Bardwell’s “perfect painting method” involves the following stages:
- a flat colouring applied over a preparatory drawing.
- a broad and simple manner using large brushes.
- omit details and blur edges.
- thick in lights and thin in darks.
- aim for the general effect of colour and chiaroscuro.
- the first step is the creation of the illusion of form called “big form modeling”.
- next begin the description of the planes and details upon them.
- attention is paid to refining shapes, shades and variety of tints.
- paint is laid on without blending so the final affect is like a mosaic.
- “fat over lean” - this layer contains more oil in the medium than previous.

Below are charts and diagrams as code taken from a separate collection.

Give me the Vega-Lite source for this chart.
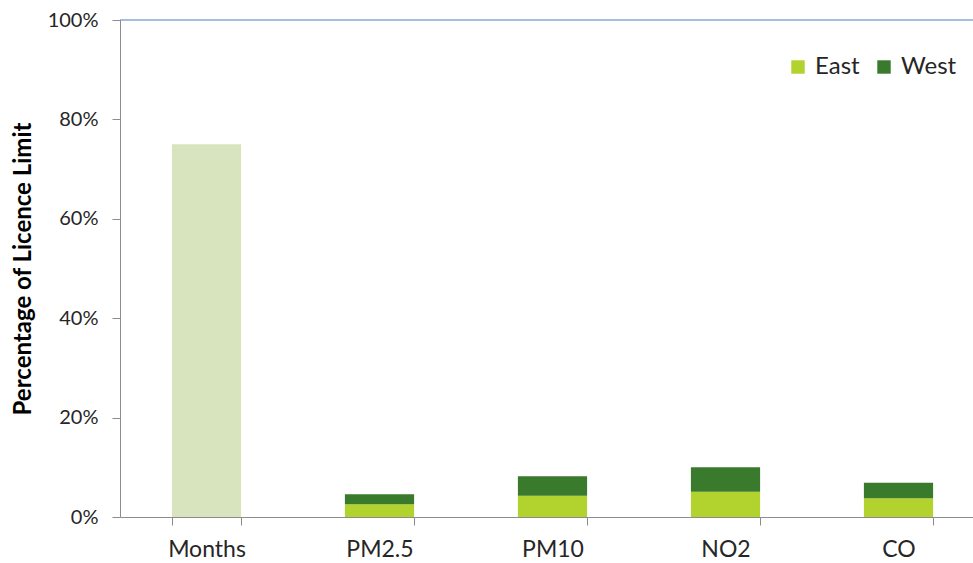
{
  "$schema": "https://vega.github.io/schema/vega-lite/v6.json",
  "width": 865,
  "height": 497,
  "autosize": {"type": "none"},
  "padding": {"left": 120, "top": 20, "right": 0, "bottom": 46},
  "background": "white",
  "config": {
    "view": {"stroke": null},
    "font": "Lato",
    "axis": {"labelFont": "Lato", "titleFont": "Lato", "domainColor": "#8c8c8c", "tickColor": "#8c8c8c", "labelColor": "#333333", "grid": false}
  },
  "datasets": {
    "months": [{"category": "Months", "value": 0.75}],
    "pollutants": [
      {"category": "PM2.5", "series": "East", "value": 0.0255},
      {"category": "PM2.5", "series": "West", "value": 0.0202},
      {"category": "PM10", "series": "East", "value": 0.0429},
      {"category": "PM10", "series": "West", "value": 0.039},
      {"category": "NO2", "series": "East", "value": 0.051},
      {"category": "NO2", "series": "West", "value": 0.049},
      {"category": "CO", "series": "East", "value": 0.0376},
      {"category": "CO", "series": "West", "value": 0.0314}
    ],
    "top": [{"v": 1}]
  },
  "encoding": {
    "x": {
      "field": "category", "type": "nominal",
      "scale": {"domain": ["Months", "PM2.5", "PM10", "NO2", "CO"], "paddingInner": 0.6, "paddingOuter": 0.3},
      "axis": {"title": null, "labelAngle": 0, "labelFontSize": 23, "labelPadding": 13, "tickSize": 8, "tickBand": "extent", "labelColor": "#262626"}
    }
  },
  "layer": [
    {
      "data": {"name": "months"},
      "mark": {"type": "bar", "color": "#d7e4bd"},
      "encoding": {
        "y": {
          "field": "value", "type": "quantitative",
          "scale": {"domain": [0, 1]},
          "axis": {"title": "Percentage of Licence Limit", "titleFontSize": 24, "titleFontWeight": "bold", "titleColor": "#000000", "titlePadding": 12, "format": ".0%", "values": [0, 0.2, 0.4, 0.6, 0.8, 1], "labelFontSize": 20, "tickSize": 8, "labelPadding": 14, "labelColor": "#262626"}
        }
      }
    },
    {
      "data": {"name": "pollutants"},
      "mark": {"type": "bar"},
      "encoding": {
        "y": {"field": "value", "type": "quantitative", "stack": "zero"},
        "color": {
          "field": "series", "type": "nominal",
          "scale": {"domain": ["East", "West"], "range": ["#b2d22d", "#3a7a2c"]},
          "legend": {"title": null, "orient": "none", "direction": "horizontal", "legendX": 666, "legendY": 35, "symbolType": "square", "symbolSize": 180, "symbolStrokeWidth": 0, "labelFontSize": 24, "labelColor": "#262626", "columnPadding": 12, "labelOffset": 5}
        },
        "order": {"field": "series", "sort": "ascending"}
      }
    },
    {
      "data": {"name": "top"},
      "mark": {"type": "rule", "color": "#4a7ebb", "strokeWidth": 1.2},
      "encoding": {"y": {"field": "v", "type": "quantitative"}, "x": {"value": 0}, "x2": {"value": 865}}
    }
  ]
}
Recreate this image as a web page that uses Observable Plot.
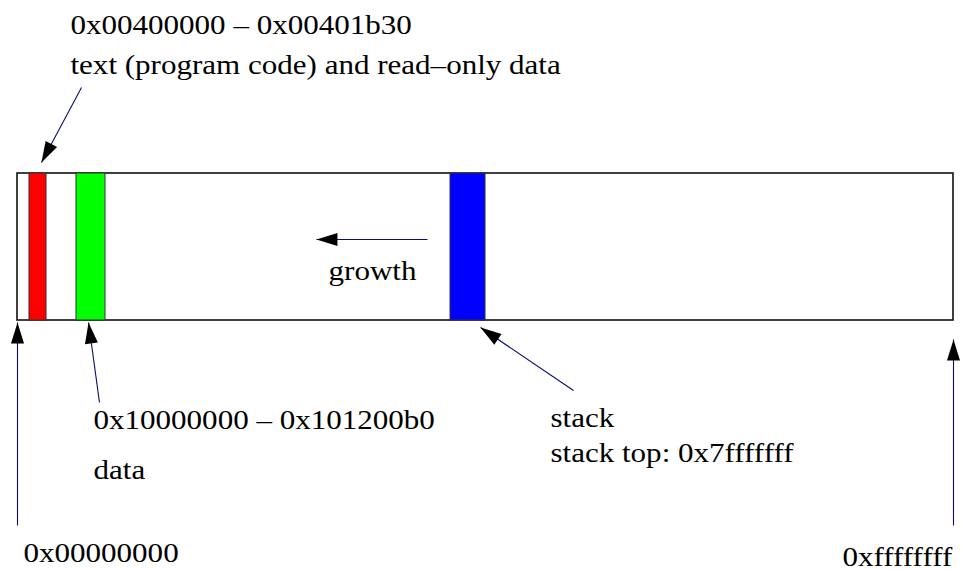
<!DOCTYPE html>
<html>
<head>
<meta charset="utf-8">
<script src="https://cdn.jsdelivr.net/npm/d3@7"></script>
<script src="https://cdn.jsdelivr.net/npm/@observablehq/plot@0.6"></script>
<style>
  html, body { margin: 0; padding: 0; background: #fff; }
  #chart svg { display: block; }
</style>
</head>
<body>
<div id="chart"></div>
<script>
// ---- Memory map (schematic position along the address bar, 0–100 %) ----
const barStart = 0;
const barEnd = 100;
const barTop = 173;      // layout rows
const barBottom = 320;

const regionNames  = ["text", "data", "stack"];
const regionStart  = [1.28, 6.30, 46.26];
const regionEnd    = [3.10, 9.40, 50.00];
const regionColors = ["#ff0000", "#00ff00", "#0000ff"];

// ---- Arrows (tail -> tip) ----
const arrowNames = ["text", "data", "stack", "growth", "low", "high"];
const arrowTailX = [6.84, 8.76, 59.40, 43.80, 0, 100];
const arrowTailY = [87, 402, 390, 239, 525, 525];
const arrowTipX  = [2.56, 7.59, 49.47, 31.94, 0, 100];
const arrowTipY  = [162, 322, 327, 239, 322, 339];

// ---- Labels ----
const labelTexts = [
  "0x00400000 \u2013 0x00401b30",
  "text (program code) and read\u2013only data",
  "growth",
  "0x10000000 \u2013 0x101200b0",
  "data",
  "stack",
  "stack top: 0x7fffffff",
  "0x00000000",
  "0xffffffff"
];
const labelX = [5.66, 5.66, 33.23, 8.12, 8.12, 56.94, 56.94, 0.64, 88.14];
const labelY = [33, 73, 279, 428, 478, 426, 461, 561, 565];

// ---- Build tables ----
const xScaleOpts = {domain: [0, 100], range: [17, 953]};
const yScaleOpts = {domain: [0, 570], range: [0, 570]};
const xs = Plot.scale({x: xScaleOpts});
const ys = Plot.scale({y: yScaleOpts});

const bar = [{x1: barStart, x2: barEnd, y1: barTop, y2: barBottom}];
const regions = regionNames.map((name, i) => ({
  name, x1: regionStart[i], x2: regionEnd[i], y1: barTop, y2: barBottom, color: regionColors[i]
}));
const arrows = arrowNames.map((name, i) => {
  const dx = xs.apply(arrowTipX[i]) - xs.apply(arrowTailX[i]);
  const dy = ys.apply(arrowTipY[i]) - ys.apply(arrowTailY[i]);
  return {
    name,
    x1: arrowTailX[i], y1: arrowTailY[i],
    x2: arrowTipX[i], y2: arrowTipY[i],
    angle: Math.atan2(dx, -dy) * 180 / Math.PI
  };
});
const labels = labelTexts.map((text, i) => ({text, x: labelX[i], y: labelY[i]}));

// filled arrowhead with its tip at the origin, pointing up
const headSymbol = {
  draw(context) {
    context.moveTo(0, 0);
    context.lineTo(-6.5, 21);
    context.lineTo(6.5, 21);
    context.closePath();
  }
};

const plot = Plot.plot({
  width: 961,
  height: 570,
  margin: 0,
  x: {...xScaleOpts, axis: null},
  y: {...yScaleOpts, axis: null},
  style: {background: "#fff"},
  marks: [
    Plot.rect(bar, {x1: "x1", x2: "x2", y1: "y1", y2: "y2", fill: "#fff", stroke: "#111", strokeWidth: 1.6}),
    Plot.rect(regions, {x1: "x1", x2: "x2", y1: "y1", y2: "y2", fill: "color", stroke: "#333", strokeWidth: 1}),
    Plot.link(arrows, {x1: "x1", y1: "y1", x2: "x2", y2: "y2", stroke: "#0b0b6e", strokeWidth: 1.1}),
    Plot.dot(arrows, {x: "x2", y: "y2", rotate: "angle", symbol: headSymbol, fill: "#000", stroke: "none"}),
    Plot.text(labels, {
      x: "x", y: "y", text: "text",
      textAnchor: "start", lineAnchor: "bottom",
      fontFamily: "Liberation Serif", fontSize: 27, fill: "#000"
    })
  ]
});

// Reference glyphs are horizontally stretched: widen text around its anchor
plot.querySelectorAll('g[aria-label="text"] text').forEach(t => {
  const tr = t.getAttribute("transform") || "";
  t.setAttribute("transform", tr + " scale(1.15,1)");
});

document.getElementById("chart").appendChild(plot);
</script>
</body>
</html>
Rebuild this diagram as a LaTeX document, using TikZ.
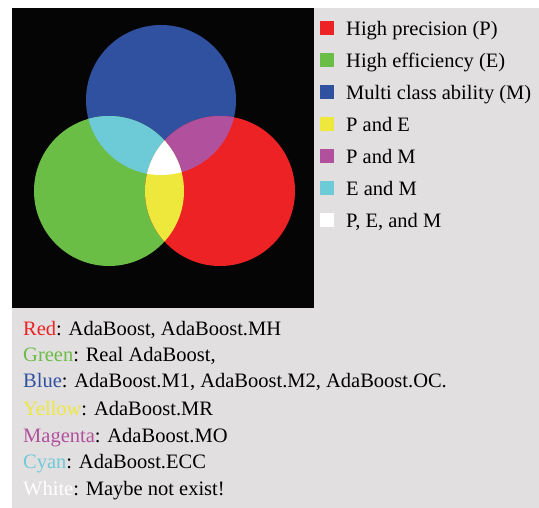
\documentclass[tikz,border=0pt]{standalone}
\usepackage{fontspec}
\setmainfont{Liberation Serif}
\definecolor{bgray}{HTML}{E2DFE0}
\definecolor{cred}{HTML}{ED2224}
\definecolor{cgreen}{HTML}{6ABD45}
\definecolor{cblue}{HTML}{3050A0}
\definecolor{cyellow}{HTML}{EEE83D}
\definecolor{cmagenta}{HTML}{B1519E}
\definecolor{ccyan}{HTML}{6DCBD8}
\tikzset{
  legsq/.style={fill=#1, minimum size=13.5pt, inner sep=0pt, anchor=south west},
  legtxt/.style={anchor=base west, inner sep=0pt, font=\fontsize{20.5}{22}\selectfont},
  methtxt/.style={anchor=base west, inner sep=0pt, font=\fontsize{20.5}{22}\selectfont}
}
\begin{document}
\begin{tikzpicture}[x=1pt,y=-1pt]
\useasboundingbox (0,0) rectangle (539,508);
\fill[white] (0,0) rectangle (539,508);
\fill[bgray] (12,8) rectangle (539,508);
\fill[black!98] (12,8) rectangle (314,308);
% circles
\def\cB{(161,100) circle[radius=75]}
\def\cG{(109,191) circle[radius=75]}
\def\cR{(220,191) circle[radius=75]}
\fill[cblue] \cB;
\fill[cgreen] \cG;
\fill[cred] \cR;
\begin{scope}\clip \cG; \fill[ccyan] \cB; \end{scope}
\begin{scope}\clip \cR; \fill[cmagenta] \cB; \end{scope}
\begin{scope}\clip \cR; \fill[cyellow] \cG; \end{scope}
\begin{scope}\clip \cR; \clip \cG; \fill[white] \cB; \end{scope}
% legend
\node[legsq=cred] (s1) at (320,35) {};
\node[legsq=cgreen] (s2) at (320,67) {};
\node[legsq=cblue] (s3) at (320,99) {};
\node[legsq=cyellow] (s4) at (320,131) {};
\node[legsq=cmagenta] (s5) at (320,163) {};
\node[legsq=ccyan] (s6) at (320,195) {};
\node[legsq=white] (s7) at (320,227) {};
\node[legtxt] (l1) at (346,36) {High precision (P)};
\node[legtxt] (l2) at (346,68) {High efficiency (E)};
\node[legtxt] (l3) at (346,100) {Multi class ability (M)};
\node[legtxt] (l4) at (346,132) {P and E};
\node[legtxt] (l5) at (346,164) {P and M};
\node[legtxt] (l6) at (346,196) {E and M};
\node[legtxt] (l7) at (346,228) {P, E, and M};
% methods
\node[methtxt] (m1) at (23,335) {\textcolor{cred}{Red}: AdaBoost, AdaBoost.MH};
\node[methtxt] (m2) at (23,362) {\textcolor{cgreen}{Green}: Real AdaBoost,};
\node[methtxt] (m3) at (23,388) {\textcolor{cblue}{Blue}: AdaBoost.M1, AdaBoost.M2, AdaBoost.OC.};
\node[methtxt] (m4) at (23,415) {\textcolor{cyellow}{Yellow}: AdaBoost.MR};
\node[methtxt] (m5) at (23,442) {\textcolor{cmagenta}{Magenta}: AdaBoost.MO};
\node[methtxt] (m6) at (23,468) {\textcolor{ccyan}{Cyan}: AdaBoost.ECC};
\node[methtxt] (m7) at (23,495) {\textcolor{white}{White}: Maybe not exist!};
\end{tikzpicture}
\end{document}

- lights thick, shadows thin.
- the finishing stage, again fat over lean.
- a thin couch of paint is used to cover the thicker first painting and each area is repainted with an attention to subtle blending
Glazing and Toning
- In this final stage very light layers of transparent or semi – transparent paint are applied over an area which needs to
adjusted, either darked or softened slightly.
- Titian, when asked how he completed his paintings, replied “Velatura, trenta o quaranta” (Glazes, thirty or forty).
Click twice on the painting of Simona above for a close up look at all the stages. Her left cheek is the only part second painted. The right eye is still in the drawing stage while the right check is described simply with front and side planes. The rest of the head is first painted. The campitura is the coloured ground that I started upon. Here it was Old Holland burnt umber and lead white.